Take some time off work, go on vacation and have sex with your significant other -- because mom told you to.

On Tuesday, Danish travel agency Spies Rejser used a very real problem -- the country's aging population -- to urge people to book a trip.

The ad is a follow-up to the agency's "Do It For Denmark" spot, in which the travel company encouraged Danes to go abroad and conceive. But this time, instead of just asking Danes to go on holiday and help their country increase its birth rate, Spies Rejser is calling on their broody mothers to help out: "Send your child on an active holiday and get a grandchild within nine months," the ad persuaded.

The campaign features some raunchy, laughable, even slightly NSFW content -- but the worry it targets is sound.

"The Danish welfare system is under pressure. There are still not enough babies being born, despite a little progress. And this concerns us all," the video says.

Indeed, Denmark faces an aging population, where the number of young people aren't catching up to the number of elderly people. Danish women give birth to an average of 1.7 children, down from 1.9 children in 2010, per 2014 World Bank data.

Credit: Spies Rejser/YouTube

Denmark is not the only country facing a shortage of babies, or one where citizens are being encouraged on a large scale to procreate.

In March 2014, the Japanese government invested 3 billion yen (about $25 million) in funding matchmaking and dating sites and "konkatsu" parties, where single young people can meet and mingle. It also approved measures in March 2015 to give families with three or more children more social support and increase the number of men taking state-subsidized paternity leave from 2.03 percent to 13 percent of the male workforce by 2020. Japan's already aging population shrank by 268,000 people in 2014, when the number of people who died surpassed that of people born, the Washington Post reported January.

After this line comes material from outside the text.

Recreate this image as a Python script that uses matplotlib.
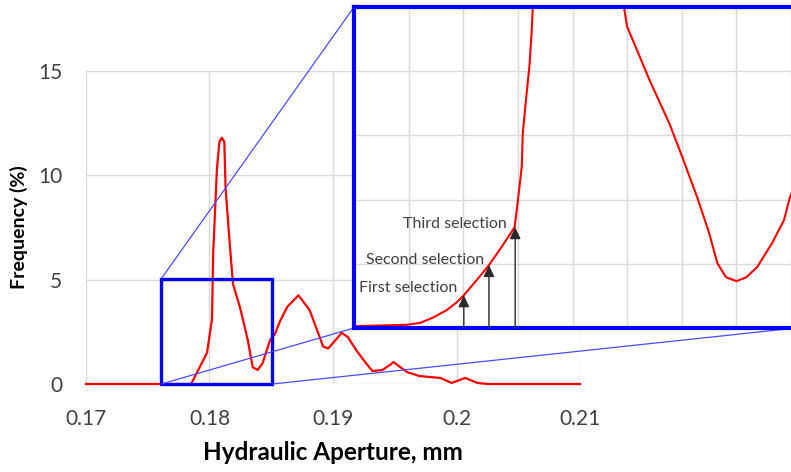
import matplotlib

matplotlib.use("Agg")
import matplotlib.pyplot as plt
import numpy as np
from matplotlib.patches import ConnectionPatch, Rectangle

plt.rcParams["font.family"] = ["Lato", "DejaVu Sans"]

# main curve (hydraulic aperture, mm -> frequency %)
aperture = [
    0.1700, 0.1785, 0.1786, 0.1798, 0.1802, 0.1803, 0.1806, 0.1808, 0.1810,
    0.1812, 0.1813, 0.1816, 0.1819, 0.1825, 0.1831, 0.1835, 0.1839, 0.1843,
    0.1849, 0.1853, 0.1857, 0.1863, 0.1872, 0.1881, 0.1887, 0.1892, 0.1896,
    0.1902, 0.1907, 0.1912, 0.1919, 0.1928, 0.1932, 0.1940, 0.1946, 0.1949,
    0.1960, 0.1970, 0.1987, 0.1996, 0.2007, 0.2017, 0.2025, 0.2100,
]
frequency = [
    0.0, 0.0, 0.1, 1.5, 3.1, 6.3, 10.3, 11.6, 11.8,
    11.6, 9.4, 7.0, 4.8, 3.6, 2.1, 0.8, 0.67, 1.0,
    2.1, 2.4, 3.0, 3.7, 4.25, 3.55, 2.6, 1.8, 1.7,
    2.1, 2.45, 2.25, 1.6, 0.9, 0.62, 0.67, 0.91, 1.05,
    0.57, 0.38, 0.29, 0.05, 0.29, 0.05, 0.0, 0.0,
]

# zoomed detail shown in the inset
zoom_aperture = [
    0.17605, 0.17697, 0.17721, 0.17744, 0.17770, 0.17788, 0.17801, 0.17825,
    0.17847, 0.17870, 0.17894, 0.17900, 0.17907, 0.17909, 0.17916, 0.17921,
    0.17925, 0.17927, 0.1793, 0.1809, 0.18095, 0.18100, 0.18110, 0.18141,
    0.18177, 0.18201, 0.18228, 0.18250, 0.18265, 0.18281, 0.18300, 0.18318,
    0.18338, 0.18365, 0.18387, 0.18398, 0.18410,
]
zoom_frequency = [
    0.03, 0.05, 0.08, 0.16, 0.28, 0.40, 0.51, 0.75,
    0.98, 1.26, 1.57, 1.99, 2.51, 3.04, 3.66, 4.07,
    4.60, 4.95, 5.6, 5.6, 4.95, 4.69, 4.49, 3.86,
    3.19, 2.66, 2.04, 1.48, 1.01, 0.79, 0.73, 0.79,
    0.95, 1.32, 1.68, 2.04, 2.3,
]

zoom_box = (0.1761, 0.1851, 0.0, 5.05)

selections = ["First selection", "Second selection", "Third selection"]
selection_x = [0.17801, 0.17847, 0.17895]
selection_y = [0.51, 0.98, 1.57]
label_x = [0.17789, 0.17838, 0.17880]
label_y = [0.63, 1.06, 1.62]

W, H = 791, 472
fig = plt.figure(figsize=(W / 100, H / 100), dpi=100)

ax = fig.add_axes([86 / W, (H - 384) / H, (580 - 86) / W, (384 - 71) / H])
ax.plot(aperture, frequency, color="#ff0000", lw=1.6, clip_on=False, zorder=3)
ax.set_xlim(0.17, 0.21)
ax.set_ylim(0, 15)
ax.set_xticks([0.17, 0.18, 0.19, 0.20, 0.21])
ax.set_xticklabels(["0.17", "0.18", "0.19", "0.2", "0.21"])
ax.set_yticks([0, 5, 10, 15])
for s in ax.spines.values():
    s.set_visible(False)
ax.grid(True, color="#d9d9d9", lw=1)
ax.set_axisbelow(True)
ax.tick_params(length=0, labelsize=15, labelcolor="#404040")
ax.tick_params(axis="y", pad=17)
ax.tick_params(axis="x", pad=18)
ax.set_xlabel("Hydraulic Aperture, mm", fontsize=17.5, fontweight="bold", labelpad=9)
ax.set_ylabel("Frequency (%)", fontsize=14, fontweight="bold", labelpad=7)

x0, x1, y0, y1 = zoom_box
ax.add_patch(Rectangle((x0, y0), x1 - x0, y1 - y0, fill=False, edgecolor="#0000ff",
                       lw=2.4, zorder=4, clip_on=False))

ins = fig.add_axes([354 / W, (H - 328) / H, (796 - 354) / W, (328 - 7) / H])
ins.set_zorder(5)
ins.plot(zoom_aperture, zoom_frequency, color="#ff0000", lw=1.5)
ins.set_xlim(0.176, 0.18409)
ins.set_ylim(0, 5)
ins.set_xticks(np.arange(0.176, 0.1845, 0.001))
ins.set_yticks([0, 1, 2, 3, 4, 5])
ins.tick_params(length=0, labelbottom=False, labelleft=False)
ins.grid(True, color="#d9d9d9", lw=1)
ins.set_axisbelow(True)
for s in ins.spines.values():
    s.set_color("#0000ff")
    s.set_linewidth(3)

for name, sx, sy, lx, ly in zip(selections, selection_x, selection_y, label_x, label_y):
    ins.annotate("", xy=(sx, sy), xytext=(sx, 0),
                 arrowprops=dict(arrowstyle="-|>,head_length=0.7,head_width=0.33",
                                 color="#2a2a2a", lw=1.0, shrinkA=0, shrinkB=0))
    ins.text(lx, ly, name, ha="right", va="center", fontsize=11.5, color="#404040")

for pa, pb in [((x0, y1), (0, 1)), ((x0, y0), (0, 0)), ((x1, y0), (1, 0))]:
    con = ConnectionPatch(xyA=pa, coordsA=ax.transData, xyB=pb, coordsB=ins.transAxes,
                          color="#4a4aff", lw=0.9)
    con.set_zorder(2)
    fig.add_artist(con)

fig.savefig("out.png", dpi=100)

Similarly, in France, where people have tended to marry and have children later in life, the government has long provided tax incentives and collective care facilities as a means to encourage women to procreate earlier in life. And it's worked: 12.38 babies are born to every 1,000 people in France -- higher than the EU average, where 10.2 babies are born to 1,000 people, per CIA statistics.

But Spies Rejner wants to go a step further: The travel agency even provided six exercise videos to invigorate men and women's sex drives.